EXERCISE TASK: Return the listing below exactly, with the pictures dropped.
═══ INFORMATION PROVIDED
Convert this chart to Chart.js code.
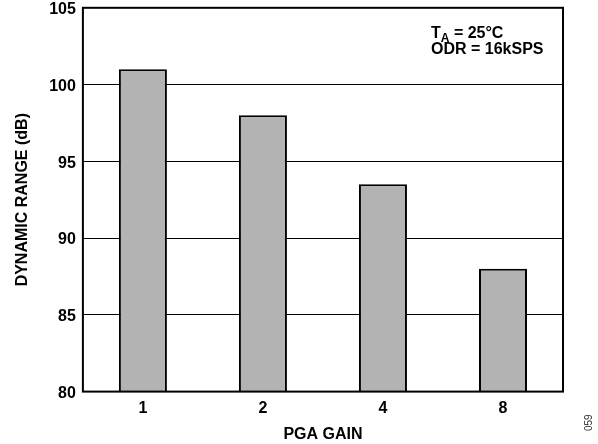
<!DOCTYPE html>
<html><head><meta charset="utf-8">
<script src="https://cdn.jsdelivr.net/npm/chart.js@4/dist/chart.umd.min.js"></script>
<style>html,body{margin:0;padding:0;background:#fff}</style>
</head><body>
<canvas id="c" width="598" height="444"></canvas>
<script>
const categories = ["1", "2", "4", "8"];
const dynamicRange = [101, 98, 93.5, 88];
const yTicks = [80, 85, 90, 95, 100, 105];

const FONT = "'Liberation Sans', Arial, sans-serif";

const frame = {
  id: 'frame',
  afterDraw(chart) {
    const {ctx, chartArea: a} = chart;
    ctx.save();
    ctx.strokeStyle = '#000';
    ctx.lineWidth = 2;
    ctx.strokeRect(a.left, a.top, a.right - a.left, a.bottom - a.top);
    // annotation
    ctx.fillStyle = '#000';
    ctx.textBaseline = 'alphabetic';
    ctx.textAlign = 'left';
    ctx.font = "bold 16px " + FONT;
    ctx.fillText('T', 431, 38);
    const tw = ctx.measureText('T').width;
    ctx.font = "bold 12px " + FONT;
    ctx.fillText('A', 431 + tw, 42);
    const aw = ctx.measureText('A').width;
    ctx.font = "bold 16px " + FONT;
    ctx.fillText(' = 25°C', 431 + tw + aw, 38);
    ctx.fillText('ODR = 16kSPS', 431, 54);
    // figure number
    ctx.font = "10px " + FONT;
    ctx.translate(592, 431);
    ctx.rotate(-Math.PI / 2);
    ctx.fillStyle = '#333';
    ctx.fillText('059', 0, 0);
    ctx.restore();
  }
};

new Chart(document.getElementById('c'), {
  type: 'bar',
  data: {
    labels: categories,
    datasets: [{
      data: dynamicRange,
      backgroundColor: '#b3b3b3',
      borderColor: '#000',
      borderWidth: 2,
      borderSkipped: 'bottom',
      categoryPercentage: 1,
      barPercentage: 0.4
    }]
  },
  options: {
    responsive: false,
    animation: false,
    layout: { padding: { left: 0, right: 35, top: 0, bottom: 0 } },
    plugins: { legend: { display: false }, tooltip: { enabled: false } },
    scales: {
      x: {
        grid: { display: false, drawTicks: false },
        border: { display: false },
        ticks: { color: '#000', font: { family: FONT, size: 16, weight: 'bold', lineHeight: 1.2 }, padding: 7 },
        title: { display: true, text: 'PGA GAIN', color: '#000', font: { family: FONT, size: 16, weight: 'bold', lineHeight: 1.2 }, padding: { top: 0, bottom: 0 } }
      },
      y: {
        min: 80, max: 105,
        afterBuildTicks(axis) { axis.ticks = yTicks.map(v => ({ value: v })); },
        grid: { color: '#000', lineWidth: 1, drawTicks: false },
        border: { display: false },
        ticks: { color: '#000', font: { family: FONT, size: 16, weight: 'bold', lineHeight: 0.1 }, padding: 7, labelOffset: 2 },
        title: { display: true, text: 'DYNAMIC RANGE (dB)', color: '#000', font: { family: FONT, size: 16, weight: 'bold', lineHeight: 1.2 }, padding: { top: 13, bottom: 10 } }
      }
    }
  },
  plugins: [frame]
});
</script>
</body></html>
══════
TASK RESPONSE:
Convert this chart to Chart.js code.
<!DOCTYPE html>
<html><head><meta charset="utf-8">
<script src="https://cdn.jsdelivr.net/npm/chart.js@4/dist/chart.umd.min.js"></script>
<style>html,body{margin:0;padding:0;background:#fff}</style>
</head><body>
<canvas id="c" width="598" height="444"></canvas>
<script>
const categories = ["1", "2", "4", "8"];
const dynamicRange = [101, 98, 93.5, 88];
const yTicks = [80, 85, 90, 95, 100, 105];

const FONT = "'Liberation Sans', Arial, sans-serif";

const frame = {
  id: 'frame',
  afterDraw(chart) {
    const {ctx, chartArea: a} = chart;
    ctx.save();
    ctx.strokeStyle = '#000';
    ctx.lineWidth = 2;
    ctx.strokeRect(a.left, a.top, a.right - a.left, a.bottom - a.top);
    // annotation
    ctx.fillStyle = '#000';
    ctx.textBaseline = 'alphabetic';
    ctx.textAlign = 'left';
    ctx.font = "bold 16px " + FONT;
    ctx.fillText('T', 431, 38);
    const tw = ctx.measureText('T').width;
    ctx.font = "bold 12px " + FONT;
    ctx.fillText('A', 431 + tw, 42);
    const aw = ctx.measureText('A').width;
    ctx.font = "bold 16px " + FONT;
    ctx.fillText(' = 25°C', 431 + tw + aw, 38);
    ctx.fillText('ODR = 16kSPS', 431, 54);
    // figure number
    ctx.font = "10px " + FONT;
    ctx.translate(592, 431);
    ctx.rotate(-Math.PI / 2);
    ctx.fillStyle = '#333';
    ctx.fillText('059', 0, 0);
    ctx.restore();
  }
};

new Chart(document.getElementById('c'), {
  type: 'bar',
  data: {
    labels: categories,
    datasets: [{
      data: dynamicRange,
      backgroundColor: '#b3b3b3',
      borderColor: '#000',
      borderWidth: 2,
      borderSkipped: 'bottom',
      categoryPercentage: 1,
      barPercentage: 0.4
    }]
  },
  options: {
    responsive: false,
    animation: false,
    layout: { padding: { left: 0, right: 35, top: 0, bottom: 0 } },
    plugins: { legend: { display: false }, tooltip: { enabled: false } },
    scales: {
      x: {
        grid: { display: false, drawTicks: false },
        border: { display: false },
        ticks: { color: '#000', font: { family: FONT, size: 16, weight: 'bold', lineHeight: 1.2 }, padding: 7 },
        title: { display: true, text: 'PGA GAIN', color: '#000', font: { family: FONT, size: 16, weight: 'bold', lineHeight: 1.2 }, padding: { top: 0, bottom: 0 } }
      },
      y: {
        min: 80, max: 105,
        afterBuildTicks(axis) { axis.ticks = yTicks.map(v => ({ value: v })); },
        grid: { color: '#000', lineWidth: 1, drawTicks: false },
        border: { display: false },
        ticks: { color: '#000', font: { family: FONT, size: 16, weight: 'bold', lineHeight: 0.1 }, padding: 7, labelOffset: 2 },
        title: { display: true, text: 'DYNAMIC RANGE (dB)', color: '#000', font: { family: FONT, size: 16, weight: 'bold', lineHeight: 1.2 }, padding: { top: 13, bottom: 10 } }
      }
    }
  },
  plugins: [frame]
});
</script>
</body></html>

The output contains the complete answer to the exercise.